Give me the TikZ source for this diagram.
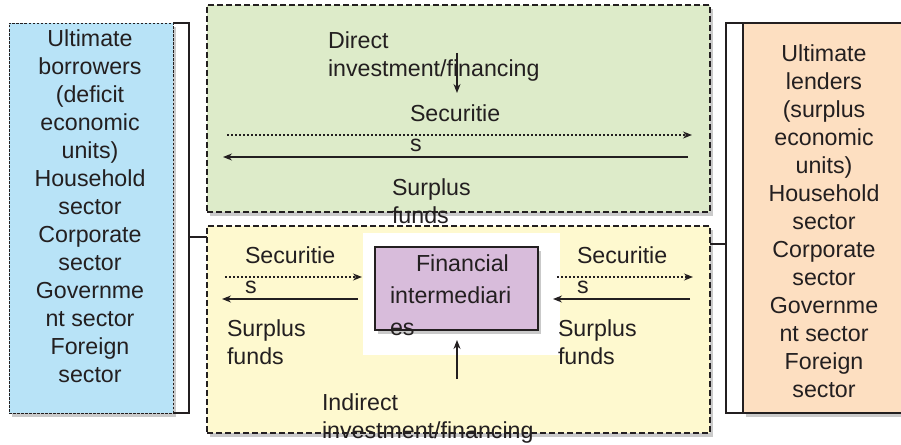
\documentclass[tikz,border=0pt]{standalone}
\usepackage{fontspec}
\setmainfont{Liberation Sans}
\usetikzlibrary{shadows,arrows.meta}
\definecolor{bluefill}{HTML}{B8E3F7}
\definecolor{greenfill}{HTML}{DDEBC9}
\definecolor{yellowfill}{HTML}{FEF9CF}
\definecolor{orangefill}{HTML}{FDDFC1}
\definecolor{purplefill}{HTML}{D8BCDB}
\definecolor{ink}{HTML}{231F20}
\tikzset{
  txt/.style={inner sep=0pt, outer sep=0pt, text=ink, font=\fontsize{23.2}{28}\selectfont},
  txtb/.style={txt, font=\fontsize{23.2}{29.5}\selectfont},
  txtc/.style={txt, font=\fontsize{23.2}{32}\selectfont},
  shd/.style={drop shadow={shadow xshift=3pt, shadow yshift=-4pt, opacity=0.35, fill=black!60}},
  bigbox/.style={draw=ink, line width=1.2pt, dash pattern=on 6pt off 3pt, inner sep=0pt, outer sep=0pt, anchor=north west, shd},
  sidebox/.style={inner sep=0pt, outer sep=0pt, anchor=north west, shd},
  brace/.style={draw=ink, line width=1.3pt},
  solidarrow/.style={draw=ink, line width=1.3pt, -{Stealth[length=9pt,width=7pt]}},
  dotarrow/.style={draw=ink, line width=1.3pt, dash pattern=on 2pt off 2pt, -{Stealth[length=9pt,width=7pt]}}
}
\begin{document}
\begin{tikzpicture}[x=1pt,y=-1pt]
\useasboundingbox (0,0) rectangle (901,444);
% boxes
\node[sidebox, fill=bluefill, draw=ink, line width=0.7pt, dash pattern=on 2.5pt off 1.5pt, minimum width=164pt, minimum height=390pt] (lb) at (9,23) {};
\node[sidebox, fill=orangefill, draw=ink, line width=1.3pt, minimum width=170pt, minimum height=390pt] (rb) at (743,23) {};
\node[bigbox, fill=greenfill, minimum width=503pt, minimum height=207pt] (gb) at (207,5) {};
\node[bigbox, fill=yellowfill, minimum width=503pt, minimum height=207pt] (yb) at (207,226) {};
% white backing and intermediary box
\node[inner sep=0pt, outer sep=0pt, anchor=north west, fill=white, minimum width=197pt, minimum height=122pt] (wb) at (363,233) {};
\node[sidebox, fill=purplefill, draw=ink, line width=1.3pt, minimum width=163pt, minimum height=83pt] (fi) at (375,247) {};
% brackets
\coordinate (lbr) at (189,237);
\coordinate (rbr) at (726,244);
\draw[brace] (lb.north east) -- (lb.north east -| lbr) -- (lb.south east -| lbr) -- (lb.south east);
\draw[brace] (lbr) -- (yb.west |- lbr);
\draw[brace] (rb.north west) -- (rb.north west -| rbr) -- (rb.south west -| rbr) -- (rb.south west);
\draw[brace] (rbr) -- (yb.east |- rbr);
% side texts
\node[txt, align=center, anchor=north] (lt) at (90,30) {Ultimate\\borrowers\\(deficit\\economic\\units)\\Household\\sector\\Corporate\\sector\\Governme\\nt sector\\Foreign\\sector};
\node[txt, align=center, anchor=north] (rt) at (824,45) {Ultimate\\lenders\\(surplus\\economic\\units)\\Household\\sector\\Corporate\\sector\\Governme\\nt sector\\Foreign\\sector};
% green box content
\node[txt, align=left, anchor=north west] (dir) at (328,32) {Direct\\investment/financing};
\coordinate (da1) at (457,53);
\coordinate (da2) at (457,93);
\draw[solidarrow] (da1) -- (da2);
\node[txtb, align=left, anchor=north west] (gsec) at (410,105) {Securitie\\s};
\coordinate (gd1) at (227,135);
\coordinate (gd2) at (692,135);
\draw[dotarrow] (gd1) -- (gd2);
\coordinate (gs1) at (688,157);
\coordinate (gs2) at (223,157);
\draw[solidarrow] (gs1) -- (gs2);
\node[txt, align=left, anchor=north west] (gsur) at (392,179) {Surplus\\funds};
% yellow box content
\node[txtb, align=left, anchor=north west] (lsec) at (245,247) {Securitie\\s};
\coordinate (ld1) at (225,277);
\coordinate (ld2) at (362,277);
\draw[dotarrow] (ld1) -- (ld2);
\coordinate (ls1) at (358,299);
\coordinate (ls2) at (222,299);
\draw[solidarrow] (ls1) -- (ls2);
\node[txt, align=left, anchor=north west] (lsur) at (227,320) {Surplus\\funds};
\node[txtb, align=left, anchor=north west] (rsec) at (577,247) {Securitie\\s};
\coordinate (rd1) at (557,277);
\coordinate (rd2) at (693,277);
\draw[dotarrow] (rd1) -- (rd2);
\coordinate (rs1) at (690,299);
\coordinate (rs2) at (553,299);
\draw[solidarrow] (rs1) -- (rs2);
\node[txt, align=left, anchor=north west] (rsur) at (558,320) {Surplus\\funds};
\node[txtc, align=left, anchor=north west] (fit) at (390,255) {\hspace*{26pt}Financial\\intermediari\\es};
\coordinate (ua1) at (457,379);
\coordinate (ua2) at (457,340);
\draw[solidarrow] (ua1) -- (ua2);
\node[txt, align=left, anchor=north west] (ind) at (322,394) {Indirect\\investment/financing};
\end{tikzpicture}
\end{document}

Stated problem: All the material shown above is to be copied exactly, with no pictures carried over.

Solution:
Give me the TikZ source for this diagram.
\documentclass[tikz,border=0pt]{standalone}
\usepackage{fontspec}
\setmainfont{Liberation Sans}
\usetikzlibrary{shadows,arrows.meta}
\definecolor{bluefill}{HTML}{B8E3F7}
\definecolor{greenfill}{HTML}{DDEBC9}
\definecolor{yellowfill}{HTML}{FEF9CF}
\definecolor{orangefill}{HTML}{FDDFC1}
\definecolor{purplefill}{HTML}{D8BCDB}
\definecolor{ink}{HTML}{231F20}
\tikzset{
  txt/.style={inner sep=0pt, outer sep=0pt, text=ink, font=\fontsize{23.2}{28}\selectfont},
  txtb/.style={txt, font=\fontsize{23.2}{29.5}\selectfont},
  txtc/.style={txt, font=\fontsize{23.2}{32}\selectfont},
  shd/.style={drop shadow={shadow xshift=3pt, shadow yshift=-4pt, opacity=0.35, fill=black!60}},
  bigbox/.style={draw=ink, line width=1.2pt, dash pattern=on 6pt off 3pt, inner sep=0pt, outer sep=0pt, anchor=north west, shd},
  sidebox/.style={inner sep=0pt, outer sep=0pt, anchor=north west, shd},
  brace/.style={draw=ink, line width=1.3pt},
  solidarrow/.style={draw=ink, line width=1.3pt, -{Stealth[length=9pt,width=7pt]}},
  dotarrow/.style={draw=ink, line width=1.3pt, dash pattern=on 2pt off 2pt, -{Stealth[length=9pt,width=7pt]}}
}
\begin{document}
\begin{tikzpicture}[x=1pt,y=-1pt]
\useasboundingbox (0,0) rectangle (901,444);
% boxes
\node[sidebox, fill=bluefill, draw=ink, line width=0.7pt, dash pattern=on 2.5pt off 1.5pt, minimum width=164pt, minimum height=390pt] (lb) at (9,23) {};
\node[sidebox, fill=orangefill, draw=ink, line width=1.3pt, minimum width=170pt, minimum height=390pt] (rb) at (743,23) {};
\node[bigbox, fill=greenfill, minimum width=503pt, minimum height=207pt] (gb) at (207,5) {};
\node[bigbox, fill=yellowfill, minimum width=503pt, minimum height=207pt] (yb) at (207,226) {};
% white backing and intermediary box
\node[inner sep=0pt, outer sep=0pt, anchor=north west, fill=white, minimum width=197pt, minimum height=122pt] (wb) at (363,233) {};
\node[sidebox, fill=purplefill, draw=ink, line width=1.3pt, minimum width=163pt, minimum height=83pt] (fi) at (375,247) {};
% brackets
\coordinate (lbr) at (189,237);
\coordinate (rbr) at (726,244);
\draw[brace] (lb.north east) -- (lb.north east -| lbr) -- (lb.south east -| lbr) -- (lb.south east);
\draw[brace] (lbr) -- (yb.west |- lbr);
\draw[brace] (rb.north west) -- (rb.north west -| rbr) -- (rb.south west -| rbr) -- (rb.south west);
\draw[brace] (rbr) -- (yb.east |- rbr);
% side texts
\node[txt, align=center, anchor=north] (lt) at (90,30) {Ultimate\\borrowers\\(deficit\\economic\\units)\\Household\\sector\\Corporate\\sector\\Governme\\nt sector\\Foreign\\sector};
\node[txt, align=center, anchor=north] (rt) at (824,45) {Ultimate\\lenders\\(surplus\\economic\\units)\\Household\\sector\\Corporate\\sector\\Governme\\nt sector\\Foreign\\sector};
% green box content
\node[txt, align=left, anchor=north west] (dir) at (328,32) {Direct\\investment/financing};
\coordinate (da1) at (457,53);
\coordinate (da2) at (457,93);
\draw[solidarrow] (da1) -- (da2);
\node[txtb, align=left, anchor=north west] (gsec) at (410,105) {Securitie\\s};
\coordinate (gd1) at (227,135);
\coordinate (gd2) at (692,135);
\draw[dotarrow] (gd1) -- (gd2);
\coordinate (gs1) at (688,157);
\coordinate (gs2) at (223,157);
\draw[solidarrow] (gs1) -- (gs2);
\node[txt, align=left, anchor=north west] (gsur) at (392,179) {Surplus\\funds};
% yellow box content
\node[txtb, align=left, anchor=north west] (lsec) at (245,247) {Securitie\\s};
\coordinate (ld1) at (225,277);
\coordinate (ld2) at (362,277);
\draw[dotarrow] (ld1) -- (ld2);
\coordinate (ls1) at (358,299);
\coordinate (ls2) at (222,299);
\draw[solidarrow] (ls1) -- (ls2);
\node[txt, align=left, anchor=north west] (lsur) at (227,320) {Surplus\\funds};
\node[txtb, align=left, anchor=north west] (rsec) at (577,247) {Securitie\\s};
\coordinate (rd1) at (557,277);
\coordinate (rd2) at (693,277);
\draw[dotarrow] (rd1) -- (rd2);
\coordinate (rs1) at (690,299);
\coordinate (rs2) at (553,299);
\draw[solidarrow] (rs1) -- (rs2);
\node[txt, align=left, anchor=north west] (rsur) at (558,320) {Surplus\\funds};
\node[txtc, align=left, anchor=north west] (fit) at (390,255) {\hspace*{26pt}Financial\\intermediari\\es};
\coordinate (ua1) at (457,379);
\coordinate (ua2) at (457,340);
\draw[solidarrow] (ua1) -- (ua2);
\node[txt, align=left, anchor=north west] (ind) at (322,394) {Indirect\\investment/financing};
\end{tikzpicture}
\end{document}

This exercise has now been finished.